True :blush:, but ... it's easy to connect a browser using grpc-web to tonic. "Proxy" always sounds a bit like an additional running process but it's actually just a thin middleware in the tower ecosystem. It works perfectly and you can open two ports for grpc as well as http to serve both through one server.

I implemented it with actix here GitHub - ConSol/grpc-petshop-rs: Showcasing minimalistic full-stack project using gRPC with a Rust backend and a Browser frontend., but in the meantime I like axum much more and it's the same idea. It generates the interface code. Changing the contract will automatically update the code.

It's actually nice to see this exists now (it didn't when I was testing the waters with gRPC in 2019/2020). gRPC-Web itself still doesn't support streaming, though[1]. That might matter to your application (it was a dealbreaker for us at the time).

Tonic also didn't have reflection protocol support back then, and I kind of wonder how usable it is in practice (we would have needed it, ugh, for reasons).

I think it's still a good fit for some use cases.
(Just be aware of what you are buying. [2] [3])

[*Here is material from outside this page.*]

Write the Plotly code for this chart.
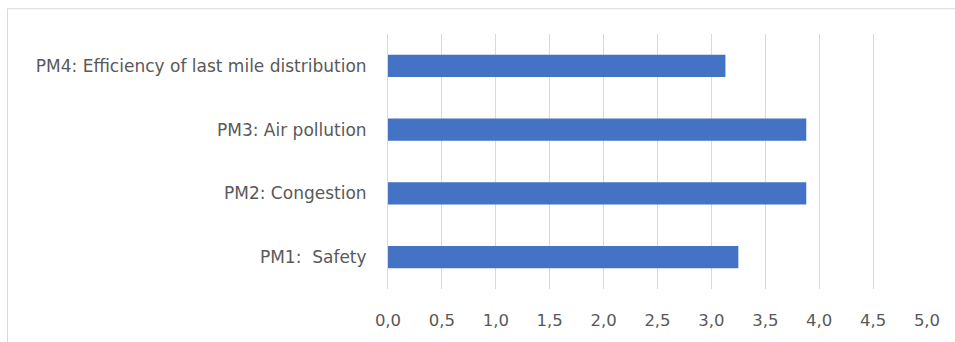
import plotly.graph_objects as go

categories = ["PM1:  Safety", "PM2: Congestion", "PM3: Air pollution",
              "PM4: Efficiency of last mile distribution"]
values = [3.25, 3.88, 3.88, 3.13]
x_ticks = [0, 0.5, 1.0, 1.5, 2.0, 2.5, 3.0, 3.5, 4.0, 4.5, 5.0]

W, H = 955, 342
L, R, T, B = 388, 927, 34, 291
pw, ph = R - L, B - T

fig = go.Figure(go.Bar(
    y=categories, x=values, orientation="h",
    marker=dict(color="#4472C4", line=dict(width=0)),
    width=0.35,
))

def px(xp):
    return (xp - L) / pw

def py(yp):
    return (B - yp) / ph

FONT = "DejaVu Sans, Liberation Sans, sans-serif"

fig.update_layout(
    width=W, height=H,
    margin=dict(l=L, r=W - R, t=T, b=H - B, pad=0),
    paper_bgcolor="white", plot_bgcolor="white",
    separators=",.",
    showlegend=False,
    font=dict(family=FONT, size=16, color="#595959"),
    xaxis=dict(range=[0, 5], tickvals=x_ticks, tickformat=".1f",
               showgrid=True, gridcolor="#d9d9d9", gridwidth=1,
               zeroline=False, showline=False, ticks="",
               ticklabelstandoff=19, tickfont=dict(family=FONT, size=16.5, color="#595959"),
               fixedrange=True),
    yaxis=dict(showgrid=False, zeroline=False, showline=True, linecolor="#d9d9d9",
               linewidth=1, ticks="", ticklabelstandoff=17,
               tickfont=dict(family=FONT, size=17, color="#595959"),
               range=[-0.5, 3.5], fixedrange=True),
    shapes=[
        dict(type="line", xref="paper", yref="paper",
             x0=px(7.5), x1=px(960), y0=py(8.5), y1=py(8.5),
             line=dict(color="#d9d9d9", width=1)),
        dict(type="line", xref="paper", yref="paper",
             x0=px(7.5), x1=px(7.5), y0=py(8.5), y1=py(350),
             line=dict(color="#d9d9d9", width=1)),
    ],
)

fig.write_html("out.html")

  1. I guess they can't decide on WebSocket semantics or something? We have the technology, that isn't what's holding it up. The "least common denominator" argument it pretty weak, IMHO. Might as well be arguing in favor of supporting HTTP/1.0, or heck "HTTP/0.9" user agents... https://github.com/grpc/grpc-web/blob/master/doc/streaming-roadmap.md ↩︎

  2. Introducing DRPC: Our Replacement for gRPC ↩︎

  3. https://www.redhat.com/architect/when-to-avoid-grpc ↩︎

1 Like

@claytonwramsey - thank you for this pointer. In the end, after some further analysis, this is exactly what I was looking for. I've marked this as answer.